- **What the task asks**
Check each line of the data for "chart" and select those that have it.

○ ○ ○ ○

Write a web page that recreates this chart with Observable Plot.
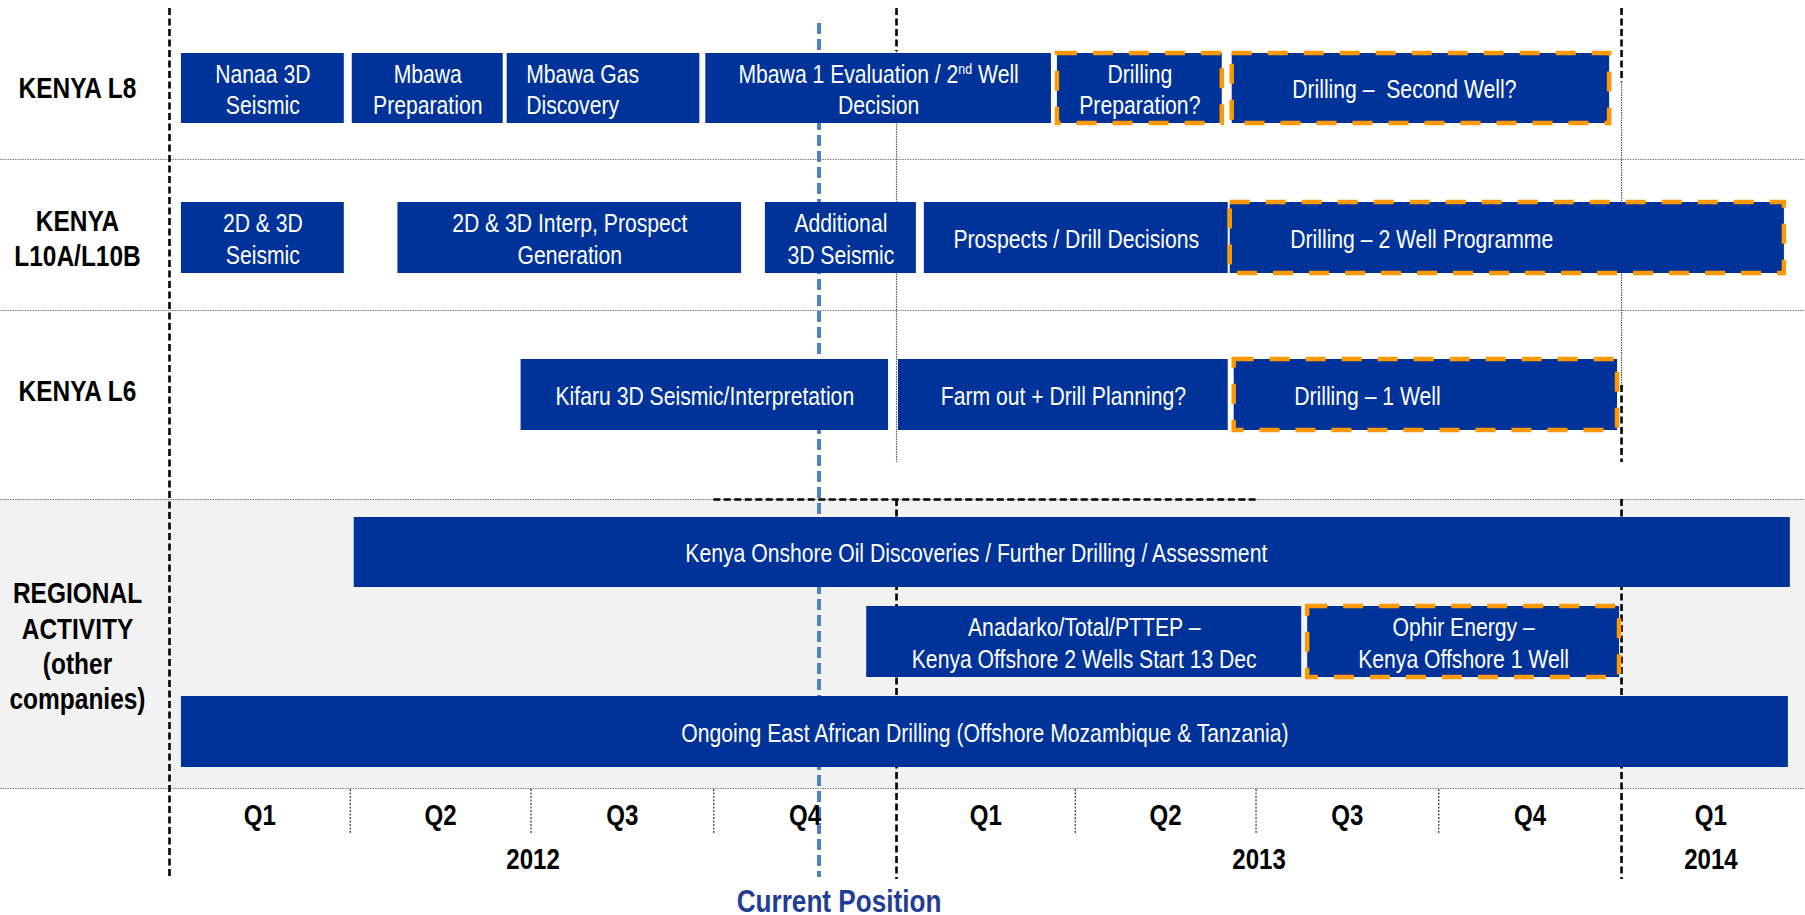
<!DOCTYPE html>
<html><head><meta charset="utf-8">
<script src="https://cdn.jsdelivr.net/npm/d3@7"></script>
<script src="https://cdn.jsdelivr.net/npm/@observablehq/plot@0.6"></script>
<style>
body{margin:0;background:#fff;}
#chart svg{display:block}
#chart svg text{white-space:pre}
</style>
</head><body><div id="chart"></div>
<script>
const FONT = "'Liberation Sans', Arial, sans-serif";
const NARROW = 0.83; // horizontal compression to mimic Arial Narrow

// ---------- data ----------
const rowLabels = ["KENYA L8", "KENYA\nL10A/L10B", "KENYA L6", "REGIONAL\nACTIVITY\n(other\ncompanies)"];
const rowKeys = ["L8", "L10", "L6", "REG"];

// [lane, label, start, end, tentative]
const activities = [
  ["L8", "Nanaa 3D\nSeismic", "2012-01-07", "2012-03-29", false],
  ["L8", "Mbawa\nPreparation", "2012-04-02", "2012-06-17", false],
  ["L8", "Mbawa Gas\nDiscovery", "2012-06-19", "2012-09-24", false],
  ["L8", "Mbawa 1 Evaluation / 2nd Well\nDecision", "2012-09-27", "2013-03-20", false],
  ["L8", "Drilling\nPreparation?", "2013-03-23", "2013-06-14", true],
  ["L8", "Drilling –  Second Well?", "2013-06-19", "2013-12-26", true],
  ["L10", "2D & 3D\nSeismic", "2012-01-07", "2012-03-29", false],
  ["L10", "2D & 3D Interp, Prospect\nGeneration", "2012-04-25", "2012-10-15", false],
  ["L10", "Additional\n3D Seismic", "2012-10-27", "2013-01-11", false],
  ["L10", "Prospects / Drill Decisions", "2013-01-15", "2013-06-17", false],
  ["L10", "Drilling – 2 Well Programme", "2013-06-18", "2014-03-24", true],
  ["L6", "Kifaru 3D Seismic/Interpretation", "2012-06-26", "2012-12-28", false],
  ["L6", "Farm out + Drill Planning?", "2013-01-02", "2013-06-17", false],
  ["L6", "Drilling – 1 Well", "2013-06-20", "2013-12-30", true],
  ["R1", "Kenya Onshore Oil Discoveries / Further Drilling / Assessment", "2012-04-03", "2014-03-27", false],
  ["R2", "Anadarko/Total/PTTEP –\nKenya Offshore 2 Wells Start 13 Dec", "2012-12-17", "2013-07-24", false],
  ["R2", "Ophir Energy –\nKenya Offshore 1 Well", "2013-07-27", "2013-12-31", true],
  ["R3", "Ongoing East African Drilling (Offshore Mozambique & Tanzania)", "2012-01-07", "2014-03-26", false]
];

const quarterLabels = ["Q1", "Q2", "Q3", "Q4", "Q1", "Q2", "Q3", "Q4", "Q1"];
const quarterStarts = ["2012-01-01", "2012-04-01", "2012-07-01", "2012-10-01", "2013-01-01", "2013-04-01", "2013-07-01", "2013-10-01", "2014-01-01"];
const timelineEnd = "2014-04-01";
const yearLabels = ["2012", "2013", "2014"];
const yearStarts = ["2012-01-01", "2013-01-01", "2014-01-01"];
const yearEnds = ["2013-01-01", "2014-01-01", "2014-04-01"];
const currentDate = "2012-11-23";
const currentLabel = "Current Position";
const focusSpan = ["2012-10-01", "2013-07-01"]; // dashed bracket above regional row

// ---------- layout / styling ----------
const laneTop = {L8: 53, L10: 202, L6: 359, R1: 517, R2: 606, R3: 696};
const laneBottom = {L8: 123, L10: 273, L6: 430, R1: 587, R2: 677, R3: 767};
const rowLabelY = {L8: 86, L10: 236.5, L6: 389, REG: 644.5};
const separators = [159, 310, 499, 788];
const regionalBand = {top: 499, bottom: 788};
// label placement exceptions (text anchor and pixel offset); all others centered
const labelPlacement = [
  {labels: ["Mbawa Gas\nDiscovery"], anchor: "start", dx: 19},
  {labels: ["Drilling –  Second Well?", "Drilling – 2 Well Programme", "Drilling – 1 Well"], anchor: "start", dx: 60},
  {labels: ["Kenya Onshore Oil Discoveries / Further Drilling / Assessment"], anchor: "middle", dx: -96}
];

const BLUE = "#003399", ORANGE = "#ff9900";
const parse = d3.utcParse("%Y-%m-%d");

const bars = activities.map(([lane, label, s, e, tentative]) => ({lane, label, start: parse(s), end: parse(e), tentative}));
const rows = rowKeys.map((k, i) => ({key: k, label: rowLabels[i]}));
const qs = quarterStarts.map((s, i) => ({label: quarterLabels[i], start: parse(s), end: parse(quarterStarts[i + 1] ?? timelineEnd)}));
const years = yearLabels.map((y, i) => ({label: y, start: parse(yearStarts[i]), end: parse(yearEnds[i])}));
const mid = (a, b) => new Date((+a + +b) / 2);
const [d2012, d2013, d2014] = yearStarts.map(parse);
const laneMid = d => (laneTop[d.lane] + laneBottom[d.lane]) / 2;
const special = new Set(labelPlacement.flatMap(p => p.labels));

// year divider segments: thick dashed / thin dotted
const dividers = [
  {x: d2012, y1: 8, y2: 879, thick: true},
  {x: d2013, y1: 8, y2: 51, thick: true},
  {x: d2013, y1: 51, y2: 462, thick: false},
  {x: d2013, y1: 499, y2: 879, thick: true},
  {x: d2014, y1: 8, y2: 82, thick: true},
  {x: d2014, y1: 82, y2: 385, thick: false},
  {x: d2014, y1: 385, y2: 462, thick: true},
  {x: d2014, y1: 499, y2: 879, thick: true}
];

const barText = {y: laneMid, text: "label", fill: "white", fontSize: 25.5, lineHeight: 1.22};

const chart = Plot.plot({
  width: 1805, height: 915,
  marginLeft: 0, marginRight: 0, marginTop: 0, marginBottom: 0,
  x: {type: "utc", domain: [parse("2012-01-01"), parse(timelineEnd)], range: [169, 1799.8], axis: null},
  y: {type: "linear", domain: [0, 915], range: [0, 915], axis: null},
  style: {fontFamily: FONT, overflow: "visible", background: "white"},
  marks: [
    Plot.rect([regionalBand], {y1: "top", y2: "bottom", fill: "#f2f2f2"}),
    Plot.ruleY(separators, {stroke: "#7f7f7f", strokeWidth: 1.2, strokeDasharray: "1.5,1"}),
    Plot.ruleY([regionalBand.top], {x1: () => parse(focusSpan[0]), x2: () => parse(focusSpan[1]), stroke: "#000", strokeWidth: 2.5, strokeDasharray: "7,3.5"}),
    Plot.ruleX(dividers.filter(d => !d.thick), {x: "x", y1: "y1", y2: "y2", stroke: "#555", strokeWidth: 1.2, strokeDasharray: "1.5,1"}),
    Plot.ruleX(dividers.filter(d => d.thick), {x: "x", y1: "y1", y2: "y2", stroke: "#000", strokeWidth: 2.6, strokeDasharray: "7,3.5"}),
    Plot.ruleX(qs.filter(q => q.start.getUTCMonth() !== 0), {x: "start", y1: 789, y2: 834, stroke: "#333", strokeWidth: 1.2, strokeDasharray: "2,1.5"}),
    Plot.ruleX([parse(currentDate)], {y1: 23, y2: 877, stroke: "#4f81bd", strokeWidth: 4, strokeDasharray: "11,5"}),
    Plot.rect(bars, {x1: "start", x2: "end", y1: d => laneTop[d.lane], y2: d => laneBottom[d.lane], fill: BLUE}),
    Plot.rect(bars.filter(d => d.tentative), {x1: "start", x2: "end", y1: d => laneTop[d.lane], y2: d => laneBottom[d.lane], fill: "none", stroke: ORANGE, strokeWidth: 4.5, strokeDasharray: "20,16"}),
    Plot.text(bars.filter(d => !special.has(d.label)), {...barText, x: d => mid(d.start, d.end)}),
    ...labelPlacement.map(p => Plot.text(bars.filter(d => p.labels.includes(d.label)), {
      ...barText,
      x: p.anchor === "start" ? "start" : d => mid(d.start, d.end),
      textAnchor: p.anchor, dx: p.dx
    })),
    Plot.text(rows, {frameAnchor: "left", dx: 77, textAnchor: "middle", y: d => rowLabelY[d.key], text: "label", fill: "black", fontWeight: "bold", fontSize: 29.5, lineHeight: 1.2}),
    Plot.text(qs, {x: d => mid(d.start, d.end), y: 815, text: "label", fill: "black", fontWeight: "bold", fontSize: 29}),
    Plot.text(years, {x: d => mid(d.start, d.end), y: 859, text: "label", fill: "black", fontWeight: "bold", fontSize: 29}),
    Plot.text([currentLabel], {x: () => parse(currentDate), dx: 20, y: 901, text: d => d, fill: "#1f3d96", fontWeight: "bold", fontSize: 31.5})
  ]
});
document.getElementById("chart").appendChild(chart);

// superscript "nd"
chart.querySelectorAll("tspan, text").forEach(el => {
  if (el.childElementCount === 0 && el.textContent.includes("2nd Well")) {
    const [a, b] = el.textContent.split("2nd");
    el.textContent = "";
    el.appendChild(document.createTextNode(a + "2"));
    const sup = document.createElementNS("http://www.w3.org/2000/svg", "tspan");
    sup.setAttribute("dy", "-9"); sup.setAttribute("font-size", "15"); sup.textContent = "nd";
    el.appendChild(sup);
    const rest = document.createElementNS("http://www.w3.org/2000/svg", "tspan");
    rest.setAttribute("dy", "9"); rest.textContent = b;
    el.appendChild(rest);
  }
});

// narrow the sans face horizontally around each text's anchor (Arial Narrow look)
chart.querySelectorAll("text").forEach(t => {
  const tr = t.getAttribute("transform") || "";
  const x = parseFloat(t.getAttribute("x") || "0");
  if (x) t.setAttribute("transform", `${tr} translate(${x},0) scale(${NARROW},1) translate(${-x},0)`);
  else t.setAttribute("transform", `${tr} scale(${NARROW},1)`);
});
</script>
</body></html>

○ ○ ○ ○

- **Response to the exercise**
Write a web page that recreates this chart with Observable Plot.
#chart svg{display:block}
#chart svg text{white-space:pre}
</head><body><div id="chart"></div>
const chart = Plot.plot({
document.getElementById("chart").appendChild(chart);
chart.querySelectorAll("tspan, text").forEach(el => {
chart.querySelectorAll("text").forEach(t => {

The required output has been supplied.